B Is superconductivity something usual or weird?

[Spathi]

TL;DR

Maybe an experiment with superconductors can be invented, which illustrates something weird, like Elitzur–Vaidman bomb test?

Wikipedia says that superconductivity is a phenomenon which can only be explained by quantum mechanics. Maybe there is a close relation between the connection of superconductor parts and quantum entanglement? If yes, a question arises: what is the speed of electric current flowing through the superconductor? Is it equal to the speed of light, or maybe tachyonic? Please forgive me for this question, of course I understand that the quantum entanglement does not allow to transfer information; but this stupid question gives birth to an idea – maybe an experiment with superconductors can be invented, which illustrates something weird, like Elitzur–Vaidman bomb test?

 

[vanhees71]

Quantum theory is not weird but the most successful theory we have to describe Nature.

 

[topsquark]

TL;DR Summary: Maybe an experiment with superconductors can be invented, which illustrates something weird, like Elitzur–Vaidman bomb test?

Wikipedia says that superconductivity is a phenomenon which can only be explained by quantum mechanics. Maybe there is a close relation between the connection of superconductor parts and quantum entanglement? If yes, a question arises: what is the speed of electric current flowing through the superconductor? Is it equal to the speed of light, or maybe tachyonic? Please forgive me for this question, of course I understand that the quantum entanglement does not allow to transfer information; but this stupid question gives birth to an idea – maybe an experiment with superconductors can be invented, which illustrates something weird, like Elitzur–Vaidman bomb test?

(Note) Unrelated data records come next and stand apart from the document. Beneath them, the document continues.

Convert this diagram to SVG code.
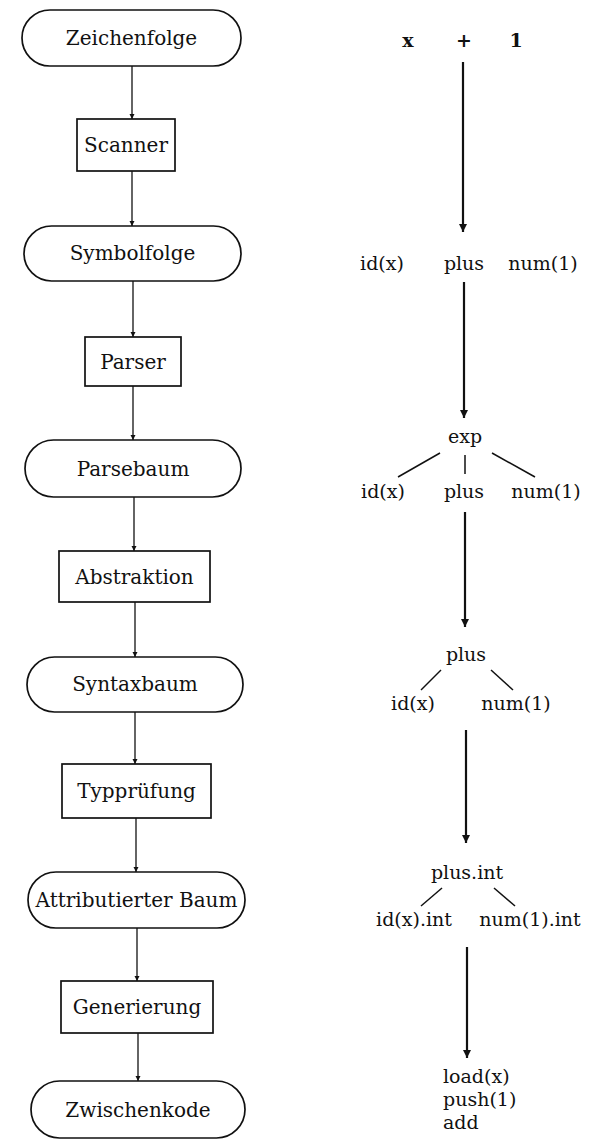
<svg xmlns="http://www.w3.org/2000/svg" width="596" height="1142" viewBox="0 0 596 1142">
<style>
text{font-family:"DejaVu Serif","Liberation Serif",serif;font-size:19px;fill:#111;text-anchor:middle}
.n text{font-size:20px}
.b{font-weight:bold}
.shape{fill:#fff;stroke:#111;stroke-width:1.7}
.c{stroke:#111;stroke-width:1.3;fill:none}
.c2{stroke:#111;stroke-width:2.2;fill:none}
.t{stroke:#111;stroke-width:1.5;fill:none}
.ls{text-anchor:start}
</style>
<defs>
<marker id="ah" viewBox="0 0 10 10" refX="10" refY="5" markerWidth="5" markerHeight="7" markerUnits="userSpaceOnUse" orient="auto"><path d="M0,0 L10,5 L0,10 z" fill="#111"/></marker>
<marker id="ah2" viewBox="0 0 10 10" refX="10" refY="5" markerWidth="11" markerHeight="8" markerUnits="userSpaceOnUse" orient="auto"><path d="M0,0 L10,5 L0,10 z" fill="#111"/></marker>
</defs>
<rect width="596" height="1142" fill="#fff"/>
<g id="connectors">
<line class="c" x1="132" y1="66" x2="132" y2="119" marker-end="url(#ah)"/>
<line class="c" x1="132" y1="171" x2="132" y2="226" marker-end="url(#ah)"/>
<line class="c" x1="133" y1="281" x2="133" y2="337" marker-end="url(#ah)"/>
<line class="c" x1="133" y1="386" x2="133" y2="440" marker-end="url(#ah)"/>
<line class="c" x1="134" y1="497" x2="134" y2="551" marker-end="url(#ah)"/>
<line class="c" x1="135" y1="602" x2="135" y2="657" marker-end="url(#ah)"/>
<line class="c" x1="135" y1="712" x2="135" y2="764" marker-end="url(#ah)"/>
<line class="c" x1="136" y1="818" x2="136" y2="872" marker-end="url(#ah)"/>
<line class="c" x1="137" y1="928" x2="137" y2="981" marker-end="url(#ah)"/>
<line class="c" x1="138" y1="1033" x2="138" y2="1081" marker-end="url(#ah)"/>
<line class="c2" x1="463" y1="62" x2="463" y2="232" marker-end="url(#ah2)"/>
<line class="c2" x1="464" y1="282" x2="464" y2="418" marker-end="url(#ah2)"/>
<line class="c2" x1="465" y1="512" x2="465" y2="627" marker-end="url(#ah2)"/>
<line class="c2" x1="466" y1="730" x2="466" y2="843" marker-end="url(#ah2)"/>
<line class="c2" x1="467" y1="947" x2="467" y2="1058" marker-end="url(#ah2)"/>
</g>
<g id="tree-lines">
<line class="t" x1="440" y1="453" x2="398" y2="477"/>
<line class="t" x1="465" y1="455" x2="465" y2="474"/>
<line class="t" x1="492" y1="453" x2="535" y2="477"/>
<line class="t" x1="441" y1="670" x2="421" y2="690"/>
<line class="t" x1="491" y1="670" x2="513" y2="690"/>
<line class="t" x1="442" y1="888" x2="421" y2="906"/>
<line class="t" x1="494" y1="888" x2="515" y2="906"/>
</g>
<g id="n-zeichenfolge" class="n"><rect class="shape" x="22" y="10" width="219" height="56" rx="28"/><text x="131.5" y="45">Zeichenfolge</text></g>
<g id="n-scanner" class="n"><rect class="shape" x="77" y="119" width="98" height="52"/><text x="126" y="152">Scanner</text></g>
<g id="n-symbolfolge" class="n"><rect class="shape" x="24" y="226" width="217" height="55" rx="27.5"/><text x="132.5" y="260">Symbolfolge</text></g>
<g id="n-parser" class="n"><rect class="shape" x="85" y="337" width="96" height="49"/><text x="133" y="369">Parser</text></g>
<g id="n-parsebaum" class="n"><rect class="shape" x="25" y="440" width="216" height="57" rx="28.5"/><text x="133" y="476">Parsebaum</text></g>
<g id="n-abstraktion" class="n"><rect class="shape" x="59" y="551" width="151" height="51"/><text x="134.5" y="584">Abstraktion</text></g>
<g id="n-syntaxbaum" class="n"><rect class="shape" x="27" y="657" width="216" height="55" rx="27.5"/><text x="135" y="691">Syntaxbaum</text></g>
<g id="n-typpruefung" class="n"><rect class="shape" x="62" y="764" width="149" height="54"/><text x="136.5" y="798">Typprüfung</text></g>
<g id="n-attributierter-baum" class="n"><rect class="shape" x="28" y="872" width="217" height="56" rx="28"/><text x="136.5" y="907">Attributierter Baum</text></g>
<g id="n-generierung" class="n"><rect class="shape" x="61" y="981" width="152" height="52"/><text x="137" y="1014">Generierung</text></g>
<g id="n-zwischenkode" class="n"><rect class="shape" x="31" y="1081" width="214" height="57" rx="28.5"/><text x="138" y="1117">Zwischenkode</text></g>
<g id="r-source"><text class="b" x="408" y="47">x</text><text class="b" x="464" y="47">+</text><text class="b" x="516" y="47">1</text></g>
<g id="r-tokens"><text x="382" y="270">id(x)</text><text x="464" y="270">plus</text><text x="543" y="270">num(1)</text></g>
<g id="r-parsetree"><text x="465" y="443">exp</text><text x="383" y="498">id(x)</text><text x="464" y="498">plus</text><text x="546" y="498">num(1)</text></g>
<g id="r-syntaxtree"><text x="466" y="661">plus</text><text x="413" y="710">id(x)</text><text x="516" y="710">num(1)</text></g>
<g id="r-attrtree"><text x="467" y="879">plus.int</text><text x="414" y="926">id(x).int</text><text x="530" y="926">num(1).int</text></g>
<g id="r-code"><text class="ls" x="443" y="1083">load(x)</text><text class="ls" x="443" y="1106">push(1)</text><text class="ls" x="443" y="1129">add</text></g>
</svg>
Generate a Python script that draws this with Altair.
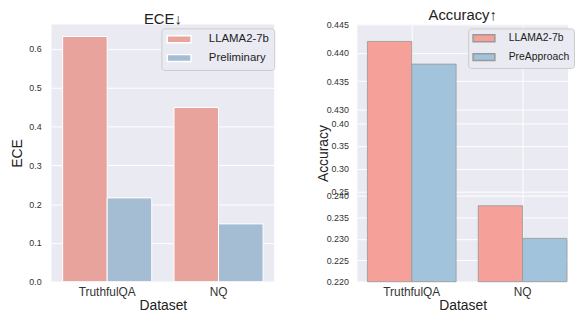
import altair as alt
import pandas as pd

datasets = ["TruthfulQA", "NQ"]

ece_models = ["LLAMA2-7b", "Preliminary"]
ece_llama = [0.632, 0.449]
ece_prelim = [0.216, 0.149]

acc_models = ["LLAMA2-7b", "PreApproach"]
acc_llama = [0.442, 0.2377]
acc_pre = [0.438, 0.2301]

ece_ticks = [0.0, 0.1, 0.2, 0.3, 0.4, 0.5, 0.6]
acc_ticks = [0.220, 0.225, 0.230, 0.235, 0.240, 0.25, 0.30, 0.35, 0.40,
             0.430, 0.435, 0.440, 0.445]
# broken-axis breakpoints (piecewise linear scale)
acc_breaks = [0.220, 0.240, 0.25, 0.40, 0.430, 0.445]
acc_break_px = [260, 173.3, 168.7, 99.8, 85.9, 0]

FONT = "Liberation Sans"
BG = "#eaeaf2"
H = 260

ece_df = pd.DataFrame({
    "Dataset": datasets * 2,
    "model": [ece_models[0]] * 2 + [ece_models[1]] * 2,
    "value": ece_llama + ece_prelim,
})
acc_df = pd.DataFrame({
    "Dataset": datasets * 2,
    "model": [acc_models[0]] * 2 + [acc_models[1]] * 2,
    "value": acc_llama + acc_pre,
    "base": [acc_breaks[0]] * 4,
})


def legend(x, y, size, half_w, sym_off, lab_off, pad, row_pad):
    path = f"M-{half_w},-0.7H{half_w}V0.7H-{half_w}Z"
    return alt.Legend(
        title=None, orient="none", legendX=x, legendY=y,
        fillColor=BG, strokeColor="#cccccc", padding=pad, cornerRadius=3,
        symbolType=path, symbolSize=100, symbolOffset=sym_off,
        labelOffset=lab_off, labelFontSize=size, labelFont=FONT, labelColor="#222",
        rowPadding=row_pad,
    )


xaxis = dict(labelAngle=0, labelFontSize=12, titleFontSize=14,
             labelPadding=5, titlePadding=1)

left = alt.Chart(ece_df, title=alt.Title("ECE↓", fontSize=15, offset=-3)).mark_bar(
    stroke="white", strokeWidth=1
).encode(
    x=alt.X("Dataset:N", sort=datasets,
            scale=alt.Scale(paddingInner=0.2, paddingOuter=0.1),
            axis=alt.Axis(grid=False, **xaxis)),
    xOffset=alt.XOffset("model:N", sort=ece_models,
                        scale=alt.Scale(paddingInner=0, paddingOuter=0)),
    y=alt.Y("value:Q", title="ECE",
            scale=alt.Scale(domain=[0, 0.663], nice=False, zero=True),
            axis=alt.Axis(values=ece_ticks, format=".1f", labelFontSize=9,
                          labelPadding=10.5, titleFontSize=14, titlePadding=4)),
    color=alt.Color("model:N", sort=ece_models,
                    scale=alt.Scale(domain=ece_models, range=["#e8a39d", "#a4bdd3"]),
                    legend=legend(111, 4, 11.5, 2.4, 7, 24, 5, 5)),
).properties(width=225, height=H)

right = alt.Chart(acc_df, title=alt.Title("Accuracy↑", fontSize=15, offset=-3)).mark_bar(
    stroke="#999999", strokeWidth=1, strokeOpacity=0.85
).encode(
    x=alt.X("Dataset:N", sort=datasets,
            scale=alt.Scale(paddingInner=0.2, paddingOuter=0.051, align=0.895),
            axis=alt.Axis(grid=True, bandPosition=0.5, **xaxis)),
    xOffset=alt.XOffset("model:N", sort=acc_models,
                        scale=alt.Scale(paddingInner=0, paddingOuter=0)),
    y=alt.Y("value:Q", title="Accuracy",
            scale=alt.Scale(domain=acc_breaks, range=acc_break_px, nice=False, zero=False),
            axis=alt.Axis(values=acc_ticks, labelFontSize=9, labelPadding=9,
                          labelOverlap=False,
                          labelExpr="(datum.value > 0.245 && datum.value < 0.41) ? format(datum.value, '.2f') : format(datum.value, '.3f')",
                          titleFontSize=14, titlePadding=-4)),
    y2="base:Q",
    color=alt.Color("model:N", sort=acc_models,
                    scale=alt.Scale(domain=acc_models, range=["#f5a19a", "#a2c3dc"]),
                    legend=legend(112, 4, 10.5, 2.2, 6, 19, 4, 5)),
).properties(width=213, height=H)

chart = alt.hconcat(left, right, spacing=84, bounds="flush").resolve_scale(
    color="independent", y="independent", x="independent", xOffset="independent"
).properties(
    padding={"left": 2, "top": -1, "right": 0, "bottom": 0}
).configure(
    font=FONT,
).configure_view(
    fill=BG, stroke=None,
).configure_axis(
    domain=False, ticks=False, gridColor="white", gridWidth=1,
    labelColor="#333", titleColor="#222", labelFont=FONT, titleFont=FONT,
    titleFontWeight="normal",
).configure_title(
    font=FONT, fontWeight="normal", color="#222", anchor="middle",
)

chart.save("out.html", embed_options={"renderer": "svg", "actions": False})
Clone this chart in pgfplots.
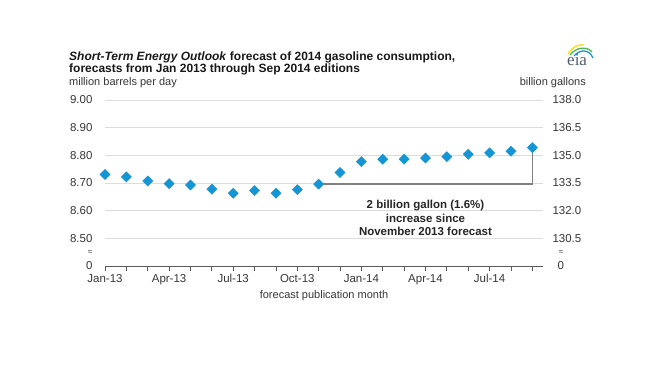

The current in a superconductor is by Cooper pairs rather than single electrons. But the main principle is the same: the Cooper pairs are bonded electrons and electrons are physical particles that cannot travel faster than the speed of light. According to Wikipedia, the drift velocity of electrons in a 2mm diameter copper wire is around 8 cm/h. Cooper pairs probably don't move much faster than that.

(Changes in electric potential travel at close to the speed of light in a material. The electrons really don't move around that much.)

-Dan

 

[Drakkith]

If yes, a question arises: what is the speed of electric current flowing through the superconductor?

That's a rather complicated question to answer, as 'speed' of the current isn't very well defined. Electrons in a conductor are always moving throughout the material in random directions at various speeds. The so-called 'drift velocity' is the average velocity of all these electrons, which, for zero current flow, averages out to zero.

Once an electric potential (voltage) is applied each electron gains a slight amount of velocity in the direction opposite of the electric field. They still move about randomly, it's just that the average velocity of the whole group is no longer zero. This average velocity is called the drift velocity and is typically very small, on the order of a few centimeters per hour. This is in stark contrast with the Fermi velocity of around 1500 km/s, which, in a simplified explanation, is around how fast each electron will be moving inside the conductor at room temperature.

Is it equal to the speed of light, or maybe tachyonic?

No, not even close. Even extremely high current flows in a conductor (or superconductor) only represent a small increase in average velocity for the charges. This is because of the huge number of charges available. When you have on the order of 10²² charges per meter of wire, even a small increase in average velocity leads to a large increase in current flow. A drift velocity of 23 micrometers/second still puts 10¹⁶ charges across a cross sectional plane of the wire. Or, in other words, this small drift velocity of around 8.2 cm/h is still 1 amp of current in a 2mm diameter wire. A ludicrous 1,000 amps in the same wire would still only be a drift velocity of 23 mm/s, which is a tiny fraction of the 1500 km/s (1,500,000,000 mm/s) that individual electrons were already moving before the application of a voltage.